Kolejny cud Tuska

Platforma ma kompleks kratek - wyraźnie się ich boi. Nie chodzi niestety o kratki, za które powinni trafić złodzieje i łapówkarze, a o kratki w samochodach używanych do działalności gospodarczej.

Dziś w Sejmie Janusz Cichoń, Sekretarz Stanu w Ministerstwie Finansów przedstawił pomysł PO zmian w podatkach dotyczących kratek. Rząd dokona kolejnego cudu poprzez zmniejszenie ulgi podatkowej dla przedsiębiorców. Jednocześnie twierdzi, że wyższe podatki spowodują większe pieniądze u podatników. Minister długo opowiadał, jak jest w różnych krajach z tego typu rozwiązaniami i stwierdził, że chodzi o ujednolicenie przepisów podatkowych. Niewiele wynikało z mglistych, enigmatycznych, zawiłych i wygłaszanych cichym głosem tłumaczeń ministra. A tak naprawdę to zrównanie polega na podwyższeniu podatku i można było to powiedzieć w jednym zdaniu.

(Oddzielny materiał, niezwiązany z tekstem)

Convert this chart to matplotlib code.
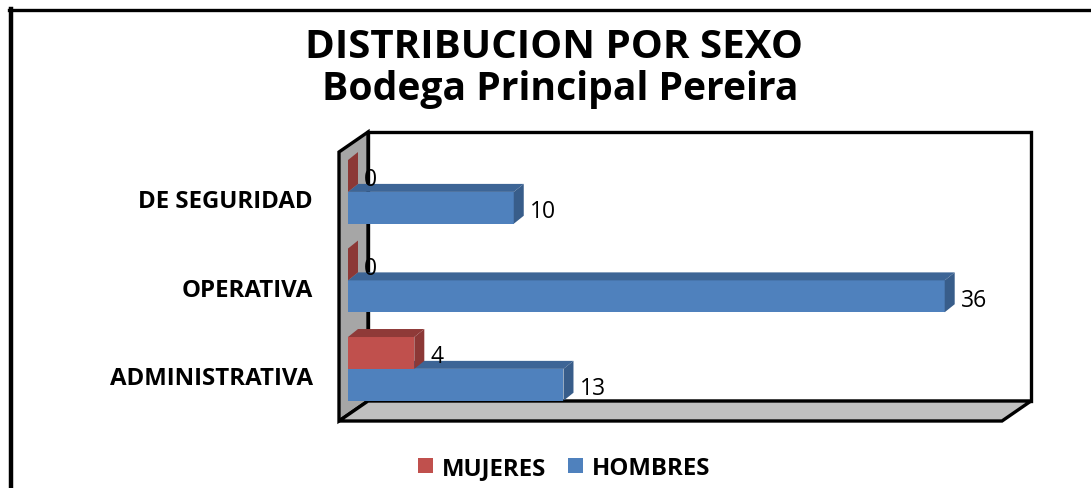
"""Distribucion por sexo - Bodega Principal Pereira (3D-style horizontal bars)."""
import matplotlib
matplotlib.use("Agg")
import matplotlib.pyplot as plt
from matplotlib.patches import Polygon, Patch
from matplotlib.lines import Line2D
from matplotlib.transforms import offset_copy, Affine2D, blended_transform_factory

# data
categorias = ["ADMINISTRATIVA", "OPERATIVA", "DE SEGURIDAD"]
mujeres = [4, 0, 0]
hombres = [13, 36, 10]
series = ["MUJERES", "HOMBRES"]

titulo_1 = "DISTRIBUCION POR SEXO"
titulo_2 = "Bodega Principal Pereira"

# colours (front, top, side)
COL_M = ("#c0504d", "#8f3a38", "#8c3836")
COL_H = ("#4f81bd", "#3d6596", "#385d8a")

W, H = 1091, 489
FONT = "Open Sans"

fig = plt.figure(figsize=(W / 100, H / 100), dpi=100)
fig.patch.set_facecolor("white")

# pixel coords of the front plane of the 3D box + depth of the box
FL, FT, FR, FB = 339, 153, 1002, 422
DX, DY = 29, -20
XMAX = 40
YLO, YHI = -0.51, 2.53

ax = fig.add_axes([FL / W, 1 - FB / H, (FR - FL) / W, (FB - FT) / H])
ax.set_xlim(0, XMAX)
ax.set_ylim(YLO, YHI)
ax.axis("off")
ax.set_zorder(1)

# pixel transform (image coords, y down)
pix = Affine2D().scale(1 / W, -1 / H).translate(0, 1) + fig.transFigure

def wall(pts, color, z=0):
    fig.add_artist(Polygon(pts, closed=True, facecolor=color, edgecolor="black",
                           linewidth=2.4, joinstyle="miter", transform=pix, zorder=z))

# back wall, left wall, floor
wall([(FL + DX, FT + DY), (FR + DX, FT + DY), (FR + DX, FB + DY), (FL + DX, FB + DY)], "white", 0.1)
wall([(FL, FT), (FL + DX, FT + DY), (FL + DX, FB + DY), (FL, FB)], "#a6a6a6", 0.2)
wall([(FL, FB), (FR, FB), (FR + DX, FB + DY), (FL + DX, FB + DY)], "#c0c0c0", 0.2)

# bars live a bit behind the front plane
bar_tr = offset_copy(ax.transData, fig=fig, x=9, y=7, units="dots")
px_x = (FR - FL) / XMAX
px_y = (FB - FT) / (YHI - YLO)
bdx, bdy = 10 / px_x, 8 / px_y
BH = 0.36

def bar3d(y0, val, cols):
    front, top, side = cols
    ax.add_patch(Polygon([(0, y0), (val, y0), (val, y0 + BH), (0, y0 + BH)],
                         facecolor=front, edgecolor="none", transform=bar_tr, clip_on=False, zorder=3))
    ax.add_patch(Polygon([(0, y0 + BH), (val, y0 + BH), (val + bdx, y0 + BH + bdy), (bdx, y0 + BH + bdy)],
                         facecolor=top, edgecolor="none", transform=bar_tr, clip_on=False, zorder=3))
    ax.add_patch(Polygon([(val, y0), (val + bdx, y0 + bdy), (val + bdx, y0 + BH + bdy), (val, y0 + BH)],
                         facecolor=side, edgecolor="none", transform=bar_tr, clip_on=False, zorder=3))
    ax.text(val, y0 + BH / 2, str(val), transform=offset_copy(bar_tr, fig=fig, x=16, y=-9.5, units="dots"),
            ha="left", va="baseline", fontsize=16.5, family=FONT, color="black", zorder=4)

for i in range(len(categorias)):
    bar3d(i - BH, hombres[i], COL_H)
for i in range(len(categorias)):
    bar3d(i, mujeres[i], COL_M)

# category labels
lab_tr = offset_copy(blended_transform_factory(ax.transAxes, ax.transData), fig=fig,
                     x=-26, y=-8.5, units="dots")
for i, c in enumerate(categorias):
    ax.text(0, i, c, transform=lab_tr, ha="right", va="baseline",
            fontsize=17.3, fontweight="bold", family=FONT)

# title
fig.text(554 / W, 1 - 58 / H, titulo_1, ha="center", va="baseline",
         fontsize=29, fontweight="bold", family=FONT)
fig.text(560 / W, 1 - 100 / H, titulo_2, ha="center", va="baseline",
         fontsize=28.2, fontweight="bold", family=FONT)

# legend
handles = [Patch(facecolor=COL_M[0]), Patch(facecolor=COL_H[0])]
leg = fig.legend(handles, series, loc="center", bbox_to_anchor=(564 / W, 1 - 469 / H),
                 ncol=2, frameon=False, handlelength=0.62, handleheight=0.62,
                 handletextpad=0.38, columnspacing=0.9,
                 prop={"family": FONT, "weight": "bold", "size": 17.3})

# outer chart border (top + left visible)
fig.add_artist(Line2D([9 / W, 1], [1 - 11 / H, 1 - 11 / H], color="black", linewidth=2.4, transform=fig.transFigure))
fig.add_artist(Line2D([11.5 / W, 11.5 / W], [1 - 10 / H, 0], color="black", linewidth=3.2, transform=fig.transFigure))

fig.savefig("out.png", dpi=100)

O co chodzi? Oczywiście chodzi o ograniczenie ulg dla przedsiębiorców, ale oczywiście lepiej brzmi, kiedy podwyżkę nazywa się ujednoliceniem przepisów podatkowych. Ma zostać zmniejszona możliwość odliczenia podatku do połowy od nowych samochodów, ale bez możliwości odliczeń od samochodów używanych. Natomiast dla tych, którzy zechcą odliczać jednak podatek, wprowadza się bardzo skomplikowane, niemal niemożliwe do prowadzenia przepisy ewidencji korzystania z auta. Natomiast za złe jej prowadzenie można będzie otrzymać do 14 milionów zł kary!

Paweł Arndt z PO oczywiście poparł projekt swojego rządu, przy czym także mgliście powiedział o obietnicy w przyszłości obniżenia podatku na paliwo. Ale dopiero od 2015 roku. Czyli jak coś zabrać to od zaraz, ale jak coś dać, to czekaj tatka latka! Politycy PO twierdzą, że z tego tytułu większe wpływy ma osiągnąć samorząd wojewódzki i więcej zostanie w kieszeniach podatników. No i to już jest właśnie ten cud, którego niestety nie potrafię zrozumieć. Ale podobno tak jest z cudami, że nikt ich nie rozumie (przynajmniej tak jest z cudami Tuska) skoro z podatków mają być większe wpływy i jednocześnie mają skorzystać podatnicy.

Oczywiście największe straty poniosą przedsiębiorcy zaczynający działalność, bo odpis podatkowy ma być zniesiony całkowicie przy zakupie samochodu używanego. To taki sposób walki z bezrobociem, aby utrudnić wejście na rynek nowym przedsiębiorcom. Bo przecież ktoś, kto zaczyna działalność nie ma pieniędzy na nowy samochód i dzięki tym rozwiązaniom będzie miał jeszcze bardziej pod górkę. Nie wiem dlaczego PO walczy z kratkami w samochodach, bo przecież nie dlatego, że kojarzą się one z więziennymi kratami, za którymi mają wciąż bardzo wysokie poparcie. Pytałem w trakcie debaty: jak się ma obietnica Tuska, że wywali z rządu każdego kto zaproponuje podniesienie podatków. Czy minister Szczurek otrzyma dymisję? I czy ten obecny Donald Tusk podnoszący podatki to ten sam człowiek obiecujący przed wyborami walkę z każdym, który choćby wspomni o podniesieniu podatków, a może ktoś go podmienił? I pytałem także Klicha: czy człowiek który ma rozdwojenie jaźni może być premierem? Oczywiście Tusk nikogo nie wyrzuci, bo ten rząd jest gotów na każde draństwo kiedy mu brakuje pieniędzy!

Prawdziwie liberalny rząd powinien szukać równości w wolności, tymczasem PO twierdząca, że jest liberalna poszukuje równości w podnoszeniu podatków i równaniu ich do najwyższych w Europie. No ale: Sorry, taki liberał!